Tens of thousands of nurses and ambulance workers walked off their jobs in England on Monday, demanding better pay.
Though strikes have persisted in the country for nearly a year, as workers in different sectors call for pay increases to correspond with two-digit inflation figures and a cost-of-living crisis, Monday was the first time nurses and paramedics both walked out on the same day.
The Unite trade union called it the "biggest NHS strike in our history."
The Royal College of Nursing (RCN) union said planned strikes in Wales were canceled after a new National Health Service pay offer provided by the Welsh government.
Why are the health care workers striking?
Nurses argue that their strike is to preserve the profession, which they say many are abandoning in favor of more lucrative jobs.
"We're already on our knees. It's only going to get worse because more and more people will leave the profession," said trainee nursing associate Victoria Busk, who works on a trauma ward at the Queen Elizabeth Hospital in Birmingham, central England. She added that a single nurse was doing the job of three.
Others argued that the understaffing issue posed a risk to patients.
"Every time you go on a shift, it's dangerous due to low staffing," said Angela Unufe on a picket line outside the Queen's Medical Centre in Nottingham, also in central England.
The nurses strike is scheduled to run for 48 hours. Ambulance staff are expected to strike again on Friday, and physiotherapists Thursday, making the week probably the most disruptive in NHS history, its Medical Director Stephen Powis said.

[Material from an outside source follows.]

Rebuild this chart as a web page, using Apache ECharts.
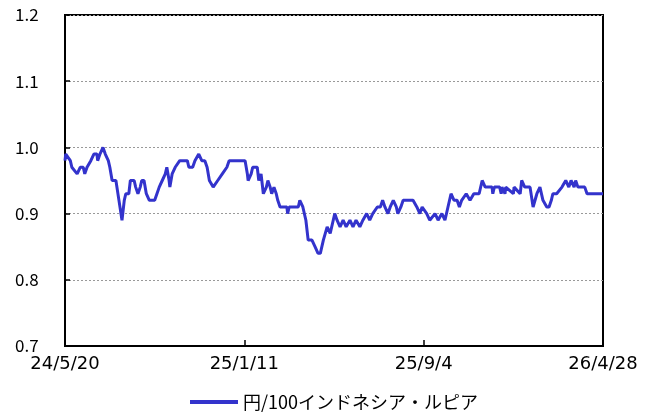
<!DOCTYPE html>
<html><head><meta charset="utf-8">
<script src="https://cdn.jsdelivr.net/npm/echarts@6/dist/echarts.min.js"></script>
<style>html,body{margin:0;padding:0;background:#fff}#c{width:654px;height:416px}</style>
</head><body><div id="c"></div>
<script>
const seriesName = '円/100インドネシア・ルピア';
const dates = [
'2024-05-20','2024-05-21','2024-05-27','2024-05-29','2024-06-05','2024-06-09','2024-06-13','2024-06-15','2024-06-18','2024-06-23',
'2024-06-27','2024-07-01','2024-07-02','2024-07-05','2024-07-09','2024-07-12','2024-07-16','2024-07-18','2024-07-21','2024-07-26',
'2024-07-30','2024-08-03','2024-08-06','2024-08-08','2024-08-12','2024-08-14','2024-08-19','2024-08-21','2024-08-24','2024-08-27',
'2024-08-29','2024-09-01','2024-09-04','2024-09-08','2024-09-15','2024-09-18','2024-09-21','2024-09-25','2024-09-29','2024-10-01',
'2024-10-04','2024-10-05','2024-10-08','2024-10-12','2024-10-18','2024-10-28','2024-10-30','2024-11-04','2024-11-07','2024-11-12',
'2024-11-16','2024-11-20','2024-11-23','2024-11-26','2024-12-01','2024-12-03','2024-12-07','2024-12-13','2024-12-19','2024-12-22',
'2025-01-12','2025-01-15','2025-01-16','2025-01-20','2025-01-22','2025-01-28','2025-01-30','2025-02-02','2025-02-05','2025-02-09',
'2025-02-11','2025-02-14','2025-02-16','2025-02-19','2025-02-22','2025-02-24','2025-02-27','2025-03-08','2025-03-09','2025-03-11',
'2025-03-23','2025-03-25','2025-03-29','2025-04-02','2025-04-05','2025-04-10','2025-04-14','2025-04-18','2025-04-21','2025-04-25',
'2025-04-30','2025-05-04','2025-05-08','2025-05-10','2025-05-13','2025-05-17','2025-05-21','2025-05-25','2025-05-30','2025-06-03',
'2025-06-07','2025-06-12','2025-06-16','2025-06-21','2025-06-25','2025-06-29','2025-07-05','2025-07-09','2025-07-12','2025-07-15',
'2025-07-19','2025-07-22','2025-07-26','2025-07-30','2025-08-01','2025-08-05','2025-08-08','2025-08-21','2025-08-26','2025-08-30',
'2025-09-02','2025-09-08','2025-09-12','2025-09-19','2025-09-23','2025-09-28','2025-10-02','2025-10-06','2025-10-10','2025-10-14',
'2025-10-18','2025-10-21','2025-10-24','2025-10-30','2025-11-04','2025-11-09','2025-11-16','2025-11-20','2025-11-24','2025-12-03',
'2025-12-04','2025-12-06','2025-12-13','2025-12-15','2025-12-16','2025-12-20','2025-12-21','2025-12-31','2026-01-01','2026-01-09',
'2026-01-11','2026-01-15','2026-01-22','2026-01-26','2026-01-31','2026-02-04','2026-02-08','2026-02-13','2026-02-16','2026-02-19',
'2026-02-21','2026-02-26','2026-03-05','2026-03-10','2026-03-14','2026-03-17','2026-03-21','2026-03-23','2026-03-26','2026-04-04',
'2026-04-07','2026-04-28'
];
const values = [
0.98,0.99,0.98,0.97,0.96,0.97,0.97,0.96,0.97,0.98,
0.99,0.99,0.98,0.99,1.00,0.99,0.98,0.97,0.95,0.95,
0.92,0.89,0.92,0.93,0.93,0.95,0.95,0.94,0.93,0.94,
0.95,0.95,0.93,0.92,0.92,0.93,0.94,0.95,0.96,0.97,
0.95,0.94,0.96,0.97,0.98,0.98,0.97,0.97,0.98,0.99,
0.98,0.98,0.97,0.95,0.94,0.94,0.95,0.96,0.97,0.98,
0.98,0.96,0.95,0.96,0.97,0.97,0.95,0.96,0.93,0.94,
0.95,0.94,0.93,0.94,0.93,0.92,0.91,0.91,0.90,0.91,
0.91,0.92,0.91,0.89,0.86,0.86,0.85,0.84,0.84,0.86,
0.88,0.87,0.89,0.90,0.89,0.88,0.89,0.88,0.89,0.88,
0.89,0.88,0.89,0.90,0.89,0.90,0.91,0.91,0.92,0.91,
0.90,0.91,0.92,0.91,0.90,0.91,0.92,0.92,0.91,0.90,
0.91,0.90,0.89,0.90,0.89,0.90,0.89,0.91,0.93,0.92,
0.92,0.91,0.92,0.93,0.92,0.93,0.93,0.95,0.94,0.94,
0.93,0.94,0.94,0.93,0.94,0.93,0.94,0.93,0.94,0.93,
0.95,0.94,0.94,0.91,0.93,0.94,0.92,0.91,0.91,0.92,
0.93,0.93,0.94,0.95,0.94,0.95,0.94,0.95,0.94,0.94,
0.93,0.93
];
const xTickDates = ['2024-05-20','2025-01-11','2025-09-04','2026-04-28'];
const yMin = 0.7, yMax = 1.2, yStep = 0.1;

const DAY = 86400000;
const t0 = Date.parse(xTickDates[0] + 'T00:00:00Z');
const toDay = s => Math.round((Date.parse(s + 'T00:00:00Z') - t0) / DAY);
const xMax = toDay(xTickDates[xTickDates.length - 1]);
const xStep = toDay(xTickDates[1]);
const fmtDay = d => {
  const dt = new Date(t0 + d * DAY);
  return String(dt.getUTCFullYear() % 100) + '/' + (dt.getUTCMonth() + 1) + '/' + dt.getUTCDate();
};
const data = dates.map((d, i) => [toDay(d), values[i]]);
const FONT = '"Noto Sans CJK JP", "Noto Sans", sans-serif';
const XFONT = '"DejaVu Sans", sans-serif';

const chart = echarts.init(document.getElementById('c'), null, {renderer: 'canvas'});
chart.setOption({
  animation: false,
  backgroundColor: '#fff',
  grid: {left: 65, right: 51, top: 15, bottom: 70, show: true, borderColor: '#000', borderWidth: 2, backgroundColor: 'transparent'},
  legend: {
    bottom: 0, left: 185, itemWidth: 48, itemHeight: 4, icon: 'rect', itemGap: 6,
    textStyle: {fontFamily: FONT, fontSize: 18, color: '#000'},
    data: [{name: seriesName}]
  },
  xAxis: {
    type: 'value', min: 0, max: xMax, interval: xStep,
    axisLine: {lineStyle: {color: '#000', width: 2}},
    axisTick: {inside: true, length: 6, lineStyle: {color: '#000', width: 1.5}},
    splitLine: {show: false},
    axisLabel: {formatter: v => fmtDay(v), margin: 9, fontFamily: XFONT, fontSize: 18, color: '#000'}
  },
  yAxis: {
    type: 'value', min: yMin, max: yMax, interval: yStep,
    axisLine: {show: true, lineStyle: {color: '#000', width: 2}},
    axisTick: {show: true, inside: true, length: 5, lineStyle: {color: '#000', width: 1.5}},
    splitLine: {show: true, lineStyle: {color: '#999', type: [2, 2], width: 1}},
    axisLabel: {formatter: v => v.toFixed(1), margin: 50, align: 'left', fontFamily: FONT, fontSize: 17, color: '#000'}
  },
  series: [{
    name: seriesName, type: 'line', data: data, showSymbol: false, symbol: 'none',
    lineStyle: {color: '#3333cc', width: 3}, itemStyle: {color: '#3333cc'}
  }]
});
</script></body></html>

However, unions say emergency care and cancer treatment will not be disrupted despite the walkout. The ambulance service also vowed to respond to the most urgent calls during their one-day strike.
British government condemns walkout
Business Secretary Grant Shapps said the paramedic strike could put lives at risk, by creating what he described as a "postcode lottery when it comes to having a heart attack or a stroke."
The UK reported inflation of 10.5% in December last year, maintaining a nearly 40-year-all-time-high. While inflation is putting pressure on several public workers, the Conservative government argues that raising salaries with the rate unions are demanding would stand in the way of bringing inflation down.
Throughout the past year, strikes have persisted and expanded among various different public sectors, ranging from teachers to bus and train drivers, airport workers, border staff and postal workers.
Last month, the government of Prime Minister Rishi Sunak proposed a controversial bill, dubbed "anti-strike bill" by the media. The bill sets "minimum safety levels" that must be maintained during strikes within certain professions, in a way that complicates the process of walkouts.